First lesson learned with Cotztomatl: You need bottom heat and high humidity for proper germination.
The seeds and plants themselves look much like tomatillos, although they have more of a sprawling growth habit. Tomatillos generally grow up from one central stalk, cotztomatl grows out from several at the soil level.
Second lesson learned: These guys need at least three feet of room to grow in every direction. They’re almost unstakeable/uncageable. So give them room to sprawl.
Once they were transplanted they almost needed no care at all. I planted three separate plants, to make sure they had cross-pollination (I wasn’t sure if they were like tomatillos where multiple plants are needed in order to get higher pollination rates), and just let them go.
The blooms also resemble tomatillos, although they seem to be bigger. They’re a lighter yellow on the outside with a deeper purple/black closer to the centre. They’re gorgeous flowers, and they flower profusely. The plants are gorgeous in the garden just for their flowers alone.
Fruit set was very good (again, I can’t speak for if you only have one plant), it seemed to be very close to 100%. Like tomatillos, without a good amount of heat ripening and setting can be slower. My plants had about 6 hours of direct sun a day, with about 4 additional hours of dappled sun. They did just fine.
I started harvesting the first fruit in August, but the real huge amount came around September/October. Mountains and mountains of the fruit.
So what did it taste like? It’s kind of like a mealier, earthier tomatillo with a slight fruity finish. Sounds strange, right? The fruit is small, less than 1″ in diameter, and a golden orange. It has the husk like many other Physalis species, and that needs to be removed for consumption.

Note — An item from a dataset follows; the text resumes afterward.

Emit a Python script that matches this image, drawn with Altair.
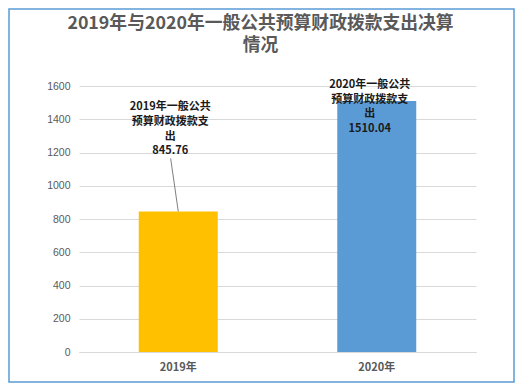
import altair as alt
import pandas as pd

years = ["2019年", "2020年"]
values = [845.76, 1510.04]
label_heads = ["2019年一般公共\n预算财政拨款支\n出", "2020年一般公共\n预算财政拨款支\n出"]
bar_colors = ["#FFC000", "#5B9BD5"]
y_ticks = [0, 200, 400, 600, 800, 1000, 1200, 1400, 1600]
title_lines = ["2019年与2020年一般公共预算财政拨款支出决算", "情况"]

df = pd.DataFrame({
    "year": years,
    "value": values,
    "label": [h + "\n" + f"{v:.2f}" for h, v in zip(label_heads, values)],
})

W, H = 397, 266
PL, PT, PR, PB = 71, 78, 39, 31
CJK = "Noto Sans CJK SC"

x = alt.X("year:N", sort=years, title=None,
          scale=alt.Scale(paddingInner=0, paddingOuter=0),
          axis=alt.Axis(labelAngle=0, ticks=False, domainColor="#D9D9D9",
                        labelFont=CJK, labelFontSize=11, labelFontWeight="bold",
                        labelColor="#595959", labelPadding=9))
y = alt.Y("value:Q", title=None,
          scale=alt.Scale(domain=[0, 1600], nice=False),
          axis=alt.Axis(values=y_ticks, format="d", domain=False, ticks=False,
                        gridColor="#D9D9D9", labelFont="Liberation Sans",
                        labelFontSize=10.5, labelColor="#595959", labelPadding=9))

base = alt.Chart(df)

bars = base.mark_bar(size=79).encode(
    x=x, y=y,
    color=alt.Color("year:N", sort=years,
                    scale=alt.Scale(domain=years, range=bar_colors), legend=None),
)

lbl19 = base.transform_filter(alt.datum.year == years[0]).mark_text(
    font=CJK, fontSize=11, fontWeight="bold", color="#1a1a1a",
    lineBreak="\n", lineHeight=14.7, baseline="alphabetic", align="center",
    dx=-8, dy=-101,
).encode(x=x, y=y, text="label:N")

lbl20 = base.transform_filter(alt.datum.year == years[1]).mark_text(
    font=CJK, fontSize=11, fontWeight="bold", color="#1a1a1a",
    lineBreak="\n", lineHeight=14.7, baseline="alphabetic", align="center",
    dx=-7, dy=-13,
).encode(x=x, y=y, text="label:N")

leader = base.transform_filter(alt.datum.year == years[0]).mark_rule(
    color="#7F7F7F", strokeWidth=1, xOffset=-7.6, yOffset=-53,
).encode(x=x, y=y, x2=alt.X2("year:N"), y2=alt.Y2("value:Q"))

border = base.transform_filter(alt.datum.year == years[0]).mark_rect(
    fillOpacity=0, stroke="#5B9BD5", strokeWidth=1.5,
).encode(x=alt.value(-PL + 1), x2=alt.value(W + PR - 1),
         y=alt.value(-PT + 1), y2=alt.value(H + PB - 1))

chart = alt.layer(bars, leader, lbl19, lbl20, border).properties(
    width=W, height=H,
    autosize=alt.AutoSizeParams(type="none"),
    padding={"left": PL, "top": PT, "right": PR, "bottom": PB},
    background="white",
    title=alt.TitleParams(text=title_lines, font=CJK, fontSize=17.8,
                          fontWeight="bold", color="#595959", anchor="middle",
                          baseline="alphabetic", dx=-17, offset=0, dy=61,
                          lineHeight=22),
).configure_view(stroke=None)

chart.save("out.html", embed_options={"renderer": "svg", "actions": False})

The raw taste was a little… strange. I snacked on a few, it was alright, Gayla hated the flavour.
Third lesson learned: The raw flavour is alright, if a little weird. Cooking with them is awesome.
I liked throwing them into chili and random Mexican-type dishes. They add quite a nice, subtle, earthy flavour to the dish. I imagine they’d be awesome in a salsa, but unfortunately I didn’t make any salsa this year.
I let my plants go on a bit – I live in a place with a very mild winter (snow is scarce at best), so I wanted to see how long these would last for. They even survived a few light frosts without any damage. Unfortunately, a few successive hard frosts is what finally killed them off in January. However, with a cover I believe they would have survived even then.
Fourth lesson learned: It’s a very tender perennial in zone 8. Light frosts won’t kill the plants, but successive hard frosts will.
These buggers are not easy to harvest seed from – even more finicky than saving seed from tomatillos. In my ultimate laziness I decided to let them sit outside. Seriously, I just let the fruit sit there, in little tubs outside. Now, I can get away with this because besides maybe from snow a few days a year, all we have is rain for the winter. Letting nature take it’s course to rot away the fruit, leaving just the seeds, was the absolute easiest method to allow me to get these ridiculously tiny seeds out of the dense fruit.
If you’re in an area with a lot of snow, all you’ll have is frozen fruit until the spring thaw. The image you see above is after about three months of fruit sitting outside in the chilly rainy weather here on Vancouver Island.
For colder climates, I’d suggest bringing the ripe fruit under cover (a cold room or storage shed if you have it), and keep these suckers wet. They will rot down, and all you’ll have left is some pretty cool looking skeleton husks, and a bunch of seed kept inside for you to easily slide out and bag up.
This was a great experiment for me in 2012, and I’m glad I had the chance to grow it. It will return to my garden again in future years, and it was a huge bonus that it was such an easy and care-free plant.